European countries ‘paying a high price’ for coming out of lockdowns too quickly, EU’s top COVID adviser says
Peter Piot warns public health must be ‘fixed’ before economies fully restart
Europe has been badly hit in second wave of pandemic, with infections and deaths rapidly increasing
A top EU coronavirus adviser has said Europe is now “paying a high price” after coming out of lockdown too quickly.
Peter Piot, a renowned virologist who is the special COVID-19 adviser to European Commission president Ursula von der Leyen, said too many measures were relaxed after the first wave of the pandemic.
Infections on the continent are once again increasing rapidly in the second wave, with a number of countries having posted record daily case numbers this month.
Meanwhile, the World Health Organization (WHO) said on Tuesday that Europe’s daily COVID death toll had risen by nearly 40% compared with the previous week.
At a European Commission press conference on Wednesday addressing the EU’s response to COVID, Piot said: “The resurgence that we are seeing now, after the initial successes over the summer, shows how fragile these gains are.
“We kind of relaxed too much the measures of our behaviour and we are paying a high price.”
Citing recent Financial Times analysis suggesting countries with the highest COVID mortality rates have also suffered the worst economic damage, he said: “It’s not about public health versus the economy.
“We really need to fix the health issue in order to make sure the economy can restart, and can thrive.”
He said that “involving people” when introducing restrictions is “really key” in the long term to avoiding “COVID fatigue”.
Piot’s warning about public health and the economy reflects the dilemma facing Boris Johnson in the UK, where daily COVID deaths reached a five-month high on Tuesday.
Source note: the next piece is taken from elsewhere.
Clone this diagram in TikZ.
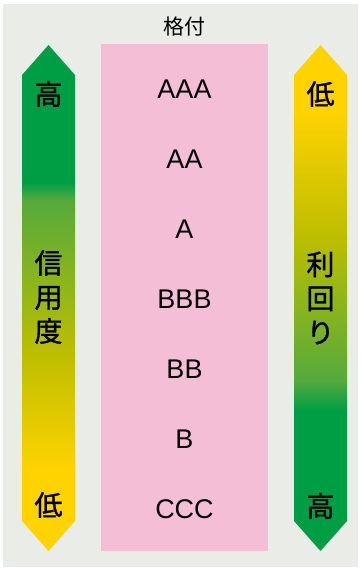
\documentclass[tikz,border=0pt]{standalone}
\usepackage{fontspec}
\setmainfont{Liberation Sans}
\newfontfamily\jpfont{Noto Sans CJK JP}
\newfontfamily\jpheavy[FakeBold=1.2]{Noto Sans CJK JP}

\definecolor{bggray}{RGB}{234,236,231}
\definecolor{ratepink}{RGB}{245,190,215}
\definecolor{arrgreen}{RGB}{0,158,68}
\definecolor{arrmid}{RGB}{85,170,60}
\definecolor{arrolive}{RGB}{190,190,0}
\definecolor{arryellow}{RGB}{255,211,0}

% 信用度: 上が緑, 下が黄
\pgfdeclareverticalshading{credit}{100bp}{color(0bp)=(arryellow); color(33bp)=(arryellow); color(44.4bp)=(arrolive); color(59.7bp)=(arrmid); color(61.4bp)=(arrgreen); color(100bp)=(arrgreen)}
% 利回り: 上が黄, 下が緑
\pgfdeclareverticalshading{yield}{100bp}{color(0bp)=(arrgreen); color(38.9bp)=(arrgreen); color(41.9bp)=(arrmid); color(56.2bp)=(arrolive); color(68.6bp)=(arryellow); color(100bp)=(arryellow)}

\begin{document}
\begin{tikzpicture}[x=1pt, y=-1pt,
    rate/.style={font=\fontsize{27}{30}\selectfont},
    kanji/.style={font=\jpheavy\fontsize{28}{34}\selectfont, align=center, inner sep=0pt}]
    % 背景
    \useasboundingbox (0,0) rectangle (361,569);
    \fill[white] (0,0) rectangle (361,569);
    \fill[bggray] (3,4) rectangle (358,567);

    % 格付の帯
    \fill[ratepink] (101,44) rectangle (268,551);
    \node[font=\jpfont\fontsize{21}{24}\selectfont] (title) at (184.5,27) {格付};

    % 左の矢印
    \shade[shading=credit] (22,75) -- (48.5,45) -- (75,75) -- (75,521) -- (48.5,551) -- (22,521) -- cycle;
    % 右の矢印
    \shade[shading=yield] (294,75) -- (320.5,45) -- (347,75) -- (347,521) -- (320.5,551) -- (294,521) -- cycle;

    % 格付
    \node[rate] (aaa) at (184.5,89) {AAA};
    \node[rate] (aa) at (184.5,159) {AA};
    \node[rate] (a) at (184.5,229) {A};
    \node[rate] (bbb) at (184.5,299) {BBB};
    \node[rate] (bb) at (184.5,369) {BB};
    \node[rate] (b) at (184.5,439) {B};
    \node[rate] (ccc) at (184.5,509) {CCC};

    % 矢印の文字
    \node[kanji] (credhi) at (48.5,94) {高};
    \node[kanji] (credit) at (48.5,297) {信\\用\\度};
    \node[kanji] (credlo) at (48.5,505) {低};
    \node[kanji] (yieldlo) at (320.5,94) {低};
    \node[kanji] (yield) at (320.5,298) {利\\回\\り};
    \node[kanji] (yieldhi) at (320.5,506) {高};
\end{tikzpicture}
\end{document}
Johnson has been facing pressure from scientific advisers for tougher COVID restrictions – at the same time as Tory MPs have demanded to know how lockdowns will be eased.
Earlier this week, the prime minister was warned by a group of more than 50 backbenchers representing northern constituencies that the pandemic is threatening his election pledge to “level up” the country, as they called for a “roadmap out of lockdown”.
But Prof Wendy Barclay, a member of the Scientific Advisory Group for Emergencies (Sage), warned that nothing short of the full lockdown seen in March has managed to control the virus.
Meanwhile, fellow Sage member Sir Mark Walport said on Wednesday that the prospect of 25,000 COVID patients in UK hospitals by the end of November is “not unrealistic” given the current number of daily infections. As of Tuesday, there were 9,199 people in hospital with COVID.